'Exceptional’ climate change academic from St John’s awarded rare honour

Election to Fellowship is ‘icing on the cake’

A marine geologist from St John’s has been made a Fellow of the American Geophysical Union (AGU), a rare honour from a leading international organisation that promotes discovery in Earth and space science for the benefit of humanity.

Professor I Nick McCave is an expert in deep sea sedimentation and the geological record of climate change in the deep ocean, and is one of 62 new AGU Fellows elected for ‘exceptional’ contributions to Earth science. Less than 0.1 per cent of the AGU’s 60,000-strong membership are made Fellows every year.

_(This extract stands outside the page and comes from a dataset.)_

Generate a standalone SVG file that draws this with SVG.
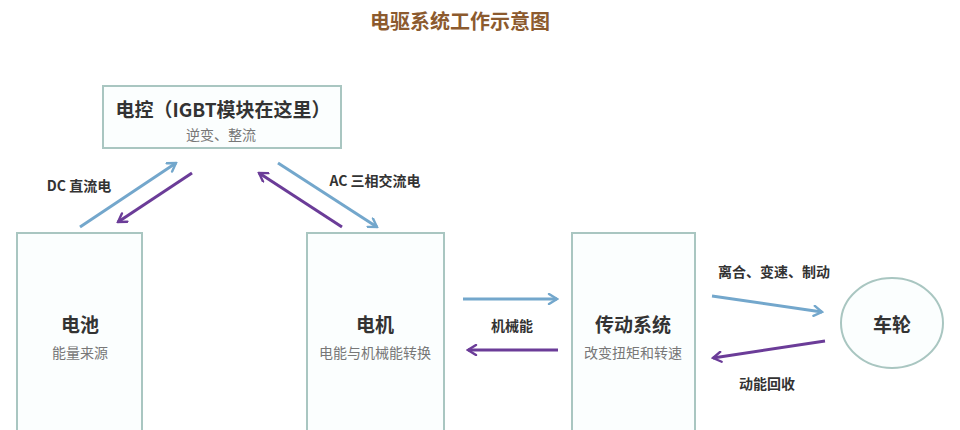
<svg xmlns="http://www.w3.org/2000/svg" width="960" height="430" viewBox="0 0 960 430">
<defs>
<style>
.box{fill:#fbfefe;stroke:#a9c6c1;stroke-width:2}
.t{font-family:"Noto Sans CJK SC","Noto Sans",sans-serif;text-anchor:middle}
.h{font-size:19px;font-weight:bold;fill:#333}
.s{font-size:14px;fill:#777}
.l{font-size:14px;font-weight:bold;fill:#333}
.blue{stroke:#73a7cc;stroke-width:3;fill:none;marker-end:url(#ab)}
.purple{stroke:#6b3c98;stroke-width:3;fill:none;marker-end:url(#ap)}
</style>
<marker id="ab" viewBox="0 0 12 12" refX="10" refY="6" markerWidth="4" markerHeight="4" orient="auto" markerUnits="strokeWidth">
<path d="M2,1 L10,6 L2,11" fill="none" stroke="#73a7cc" stroke-width="2.4" stroke-linecap="round"/>
</marker>
<marker id="ap" viewBox="0 0 12 12" refX="10" refY="6" markerWidth="4" markerHeight="4" orient="auto" markerUnits="strokeWidth">
<path d="M2,1 L10,6 L2,11" fill="none" stroke="#6b3c98" stroke-width="2.4" stroke-linecap="round"/>
</marker>
</defs>
<rect width="960" height="430" fill="#ffffff"/>
<text class="t" x="460" y="29" font-size="20" font-weight="bold" fill="#8c5a2e">电驱系统工作示意图</text>
<g id="ecu">
<rect class="box" x="103" y="86" width="238" height="62"/>
<text class="t h" x="223" y="117">电控（IGBT模块在这里）</text>
<text class="t s" x="221" y="140">逆变、整流</text>
</g>
<g id="battery">
<rect class="box" x="17" y="233" width="125" height="205"/>
<text class="t h" x="80" y="332">电池</text>
<text class="t s" x="80" y="358">能量来源</text>
</g>
<g id="motor">
<rect class="box" x="307" y="233" width="137" height="205"/>
<text class="t h" x="375" y="332">电机</text>
<text class="t s" x="375" y="358">电能与机械能转换</text>
</g>
<g id="transmission">
<rect class="box" x="572" y="233" width="123" height="205"/>
<text class="t h" x="633" y="332">传动系统</text>
<text class="t s" x="633" y="358">改变扭矩和转速</text>
</g>
<g id="wheel">
<ellipse class="box" cx="892" cy="323" rx="51" ry="45"/>
<text class="t h" x="892" y="332">车轮</text>
</g>
<g id="connectors">
<line class="blue" x1="80" y1="227" x2="176" y2="163"/>
<line class="purple" x1="192" y1="173" x2="118" y2="222"/>
<line class="purple" x1="342" y1="227" x2="259" y2="173"/>
<line class="blue" x1="278" y1="163" x2="377" y2="227"/>
<line class="blue" x1="463" y1="299" x2="557" y2="299"/>
<line class="purple" x1="558" y1="350" x2="468" y2="350"/>
<line class="blue" x1="712" y1="296" x2="822" y2="312"/>
<line class="purple" x1="825" y1="341" x2="713" y2="358"/>
<text class="t l" x="79" y="191">DC 直流电</text>
<text class="t l" x="375" y="186">AC 三相交流电</text>
<text class="t l" x="512" y="331">机械能</text>
<text class="t l" x="774" y="277">离合、变速、制动</text>
<text class="t l" x="767" y="389">动能回收</text>
</g>
</svg>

AGU is a non-profit scientific organisation, based in Washington DC, which studies the causes and impacts of climate change and finds ways to mitigate and adapt to them to try to preserve the health of our planet. Professor McCave is College Supervisor in Geological Sciences, Emeritus Woodwardian Professor of Geology and Fellow of St John’s. His own research involves finding out how modern deep circulation shapes the sea bed and controls the distribution of sediment types, grain-sizes and bedforms, with the deeper objective of understanding the impact of climate change on the deep sea, and vice-versa.

Professor I Nick McCave
Professor McCave cutting up a deep sea sediment core on the RV Endeavor south of Iceland in 2014.

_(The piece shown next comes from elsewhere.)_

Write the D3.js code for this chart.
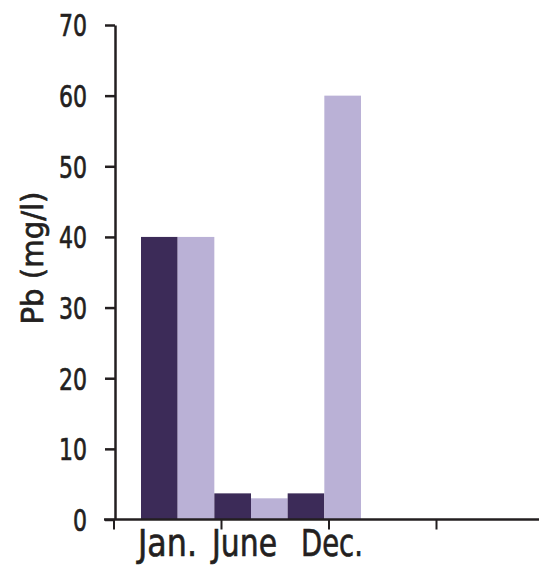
<!DOCTYPE html>
<html>
<head>
<meta charset="utf-8">
<script src="https://cdn.jsdelivr.net/npm/d3@7"></script>
<style>
  body { margin: 0; background: #fff; }
  text { font-family: "DejaVu Sans", sans-serif; fill: #231f20; stroke: #231f20; stroke-width: 0.7px; }
</style>
</head>
<body>
<div id="chart"></div>
<script>
// data
const months = ["Jan.", "June", "Dec."];
const seriesDark = [40, 3.7, 3.7];
const seriesLight = [40, 3, 60];
const yTicks = [0, 10, 20, 30, 40, 50, 60, 70];
const xTickSlots = [0, 1, 2, 3];

const width = 539, height = 565;

const svg = d3.select("#chart")
    .append("svg")
    .attr("width", width)
    .attr("height", height);

// scales
const y = d3.scaleLinear().domain([0, 70]).range([519.5, 25]);

const xCat = d3.scaleBand().domain(months).range([141, 361]).padding(0);
const xSeries = d3.scaleBand().domain(["dark", "light"]).range([0, xCat.bandwidth()]).padding(0);

// tick slots along the x axis
const xSlot = d3.scaleLinear().domain([0, 4]).range([114, 544]);

const colors = {dark: "#3c2b58", light: "#bab1d6"};

// bars
const rows = months.map((m, i) => ({month: m, dark: seriesDark[i], light: seriesLight[i]}));

const groups = svg.append("g").selectAll("g")
    .data(rows)
    .join("g")
    .attr("transform", d => `translate(${xCat(d.month)},0)`);

groups.selectAll("rect")
    .data(d => ["dark", "light"].map(k => ({key: k, value: d[k]})))
    .join("rect")
    .attr("x", d => xSeries(d.key))
    .attr("width", xSeries.bandwidth())
    .attr("y", d => y(d.value))
    .attr("height", d => y(0) - y(d.value))
    .attr("fill", d => colors[d.key]);

// y axis
const yAxis = svg.append("g")
    .attr("transform", "translate(115,0)")
    .call(d3.axisLeft(y).tickValues(yTicks).tickSize(10).tickPadding(18).tickSizeOuter(0));
yAxis.attr("font-family", null).attr("font-size", null);
yAxis.select(".domain").attr("stroke", "#231f20").attr("stroke-width", 2.5);
yAxis.selectAll(".tick line").attr("stroke", "#231f20").attr("stroke-width", 2.5);
yAxis.selectAll(".tick text")
    .style("font-size", "30px")
    .attr("fill", "#231f20")
    .attr("dy", "0.36em")
    .attr("textLength", d => d === 0 ? 14 : 28)
    .attr("lengthAdjust", "spacingAndGlyphs");

// x axis line
svg.append("line")
    .attr("x1", 104).attr("x2", width)
    .attr("y1", y(0)).attr("y2", y(0))
    .attr("stroke", "#231f20").attr("stroke-width", 2.5);

svg.append("g").selectAll("line")
    .data(xTickSlots)
    .join("line")
    .attr("x1", d => xSlot(d)).attr("x2", d => xSlot(d))
    .attr("y1", y(0)).attr("y2", y(0) + 10)
    .attr("stroke", "#231f20").attr("stroke-width", 2);

// x labels: the original sets them as one run of text with spaces between
const labelWidths = [59, 65, 62];
const labelGaps = [0, 15, 24];
let cursor = 138;
const labelX = months.map((m, i) => {
    cursor += labelGaps[i];
    const x = cursor;
    cursor += labelWidths[i];
    return x;
});

svg.append("g").selectAll("text")
    .data(months)
    .join("text")
    .attr("x", (d, i) => labelX[i])
    .attr("y", 556)
    .style("font-size", "38px")
    .attr("textLength", (d, i) => labelWidths[i])
    .attr("lengthAdjust", "spacingAndGlyphs")
    .text(d => d);

// y axis label
svg.append("text")
    .attr("transform", "translate(43,258) rotate(-90)")
    .attr("text-anchor", "middle")
    .style("font-size", "31px")
    .attr("textLength", 133)
    .attr("lengthAdjust", "spacingAndGlyphs")
    .text("Pb (mg/l)");
</script>
</body>
</html>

An AGU member for about 30 years, one of his first research papers was published in an AGU journal 50 years ago. In his early career through to the 1990s, Professor McCave worked on the interactions between deep ocean currents and the seabed, which produces clouds of sediment that are swept downstream and deposited in great piles, called drifts. He said: “I went on to study the historical record of the ocean circulation in those drifts and devised a method using particle size properties of the sediments to determine changes in the vigour of the deep sea circulation that are intimately related to changes in climate.”

Professor McCave obtained his PhD from Brown University and in the 1980s spent 10 years as an Adjunct Scientist at the Woods Hole Oceanographic Institution in Massachusetts, and took sabbaticals at Oregon State University, Massachusetts Institute of Technology and Columbia University. He added: “So this is something of the icing on the cake. I owe a great deal to my friends and colleagues in the USA.”

Robin Bell, President of the AGU, and LaToya Myles, Chair of the Honours and Recognition Committee, said in an official statement: “The members of this year’s class of Fellows have made exceptional contributions in our Earth and space sciences community through breakthrough, discovery, or innovation in their disciplines. Since 1962, AGU has elected fewer than 0.1 per cent of members to join this prestigious group of individuals.

“Thanks to their dedication and sacrifice, AGU Fellows serve as global leaders and experts who have propelled our understanding of geosciences. We are confident that they will remain curious and relentlessly focused on answers as they continue to advance their research, which pushes our boundaries of knowledge to create a healthy planet and beyond.”

A virtual ceremony to celebrate the 2020 class of Fellows and other honour recipients will be held on 9 December.